Collected data:
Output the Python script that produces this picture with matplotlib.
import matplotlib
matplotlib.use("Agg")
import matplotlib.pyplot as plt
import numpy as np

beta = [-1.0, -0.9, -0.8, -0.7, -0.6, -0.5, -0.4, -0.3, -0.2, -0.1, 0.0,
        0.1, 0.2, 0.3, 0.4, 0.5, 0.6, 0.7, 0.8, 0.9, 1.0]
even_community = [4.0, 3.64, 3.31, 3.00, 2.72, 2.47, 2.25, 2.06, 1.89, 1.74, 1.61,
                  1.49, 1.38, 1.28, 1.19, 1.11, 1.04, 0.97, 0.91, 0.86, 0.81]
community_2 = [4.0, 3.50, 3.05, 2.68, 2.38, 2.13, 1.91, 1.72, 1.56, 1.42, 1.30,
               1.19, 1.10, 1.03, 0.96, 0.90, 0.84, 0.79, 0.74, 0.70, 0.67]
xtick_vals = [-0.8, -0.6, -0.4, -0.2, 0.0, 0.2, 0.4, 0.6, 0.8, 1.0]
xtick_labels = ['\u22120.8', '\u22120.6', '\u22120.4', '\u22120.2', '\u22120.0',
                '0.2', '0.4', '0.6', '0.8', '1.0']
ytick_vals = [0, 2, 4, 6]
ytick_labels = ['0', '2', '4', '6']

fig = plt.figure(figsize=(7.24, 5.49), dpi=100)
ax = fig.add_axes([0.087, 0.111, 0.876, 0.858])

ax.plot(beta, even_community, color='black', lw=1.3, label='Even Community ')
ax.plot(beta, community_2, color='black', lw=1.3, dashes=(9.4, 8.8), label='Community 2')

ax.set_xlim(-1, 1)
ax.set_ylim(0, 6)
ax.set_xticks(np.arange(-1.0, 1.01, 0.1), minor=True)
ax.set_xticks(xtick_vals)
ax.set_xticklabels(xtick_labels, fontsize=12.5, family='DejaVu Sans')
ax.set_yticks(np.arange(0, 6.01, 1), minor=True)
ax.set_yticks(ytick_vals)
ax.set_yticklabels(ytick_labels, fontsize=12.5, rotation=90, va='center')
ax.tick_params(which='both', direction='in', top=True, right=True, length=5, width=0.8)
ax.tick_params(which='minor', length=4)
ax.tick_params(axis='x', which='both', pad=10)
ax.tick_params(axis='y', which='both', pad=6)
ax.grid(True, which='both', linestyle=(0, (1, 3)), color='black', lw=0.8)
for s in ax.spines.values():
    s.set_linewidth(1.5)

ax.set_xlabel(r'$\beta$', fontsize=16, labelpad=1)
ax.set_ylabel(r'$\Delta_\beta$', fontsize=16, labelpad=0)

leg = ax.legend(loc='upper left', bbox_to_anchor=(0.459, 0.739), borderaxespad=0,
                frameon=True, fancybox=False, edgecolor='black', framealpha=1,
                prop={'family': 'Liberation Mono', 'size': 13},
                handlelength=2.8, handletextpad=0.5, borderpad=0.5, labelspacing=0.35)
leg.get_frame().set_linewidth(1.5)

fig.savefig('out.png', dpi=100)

Instructions to follow:
Nothing in the data may differ; print all of it exactly as written.

Answer for the task:
Output the Python script that produces this picture with matplotlib.
import matplotlib
matplotlib.use("Agg")
import matplotlib.pyplot as plt
import numpy as np

beta = [-1.0, -0.9, -0.8, -0.7, -0.6, -0.5, -0.4, -0.3, -0.2, -0.1, 0.0,
        0.1, 0.2, 0.3, 0.4, 0.5, 0.6, 0.7, 0.8, 0.9, 1.0]
even_community = [4.0, 3.64, 3.31, 3.00, 2.72, 2.47, 2.25, 2.06, 1.89, 1.74, 1.61,
                  1.49, 1.38, 1.28, 1.19, 1.11, 1.04, 0.97, 0.91, 0.86, 0.81]
community_2 = [4.0, 3.50, 3.05, 2.68, 2.38, 2.13, 1.91, 1.72, 1.56, 1.42, 1.30,
               1.19, 1.10, 1.03, 0.96, 0.90, 0.84, 0.79, 0.74, 0.70, 0.67]
xtick_vals = [-0.8, -0.6, -0.4, -0.2, 0.0, 0.2, 0.4, 0.6, 0.8, 1.0]
xtick_labels = ['\u22120.8', '\u22120.6', '\u22120.4', '\u22120.2', '\u22120.0',
                '0.2', '0.4', '0.6', '0.8', '1.0']
ytick_vals = [0, 2, 4, 6]
ytick_labels = ['0', '2', '4', '6']

fig = plt.figure(figsize=(7.24, 5.49), dpi=100)
ax = fig.add_axes([0.087, 0.111, 0.876, 0.858])

ax.plot(beta, even_community, color='black', lw=1.3, label='Even Community ')
ax.plot(beta, community_2, color='black', lw=1.3, dashes=(9.4, 8.8), label='Community 2')

ax.set_xlim(-1, 1)
ax.set_ylim(0, 6)
ax.set_xticks(np.arange(-1.0, 1.01, 0.1), minor=True)
ax.set_xticks(xtick_vals)
ax.set_xticklabels(xtick_labels, fontsize=12.5, family='DejaVu Sans')
ax.set_yticks(np.arange(0, 6.01, 1), minor=True)
ax.set_yticks(ytick_vals)
ax.set_yticklabels(ytick_labels, fontsize=12.5, rotation=90, va='center')
ax.tick_params(which='both', direction='in', top=True, right=True, length=5, width=0.8)
ax.tick_params(which='minor', length=4)
ax.tick_params(axis='x', which='both', pad=10)
ax.tick_params(axis='y', which='both', pad=6)
ax.grid(True, which='both', linestyle=(0, (1, 3)), color='black', lw=0.8)
for s in ax.spines.values():
    s.set_linewidth(1.5)

ax.set_xlabel(r'$\beta$', fontsize=16, labelpad=1)
ax.set_ylabel(r'$\Delta_\beta$', fontsize=16, labelpad=0)

leg = ax.legend(loc='upper left', bbox_to_anchor=(0.459, 0.739), borderaxespad=0,
                frameon=True, fancybox=False, edgecolor='black', framealpha=1,
                prop={'family': 'Liberation Mono', 'size': 13},
                handlelength=2.8, handletextpad=0.5, borderpad=0.5, labelspacing=0.35)
leg.get_frame().set_linewidth(1.5)

fig.savefig('out.png', dpi=100)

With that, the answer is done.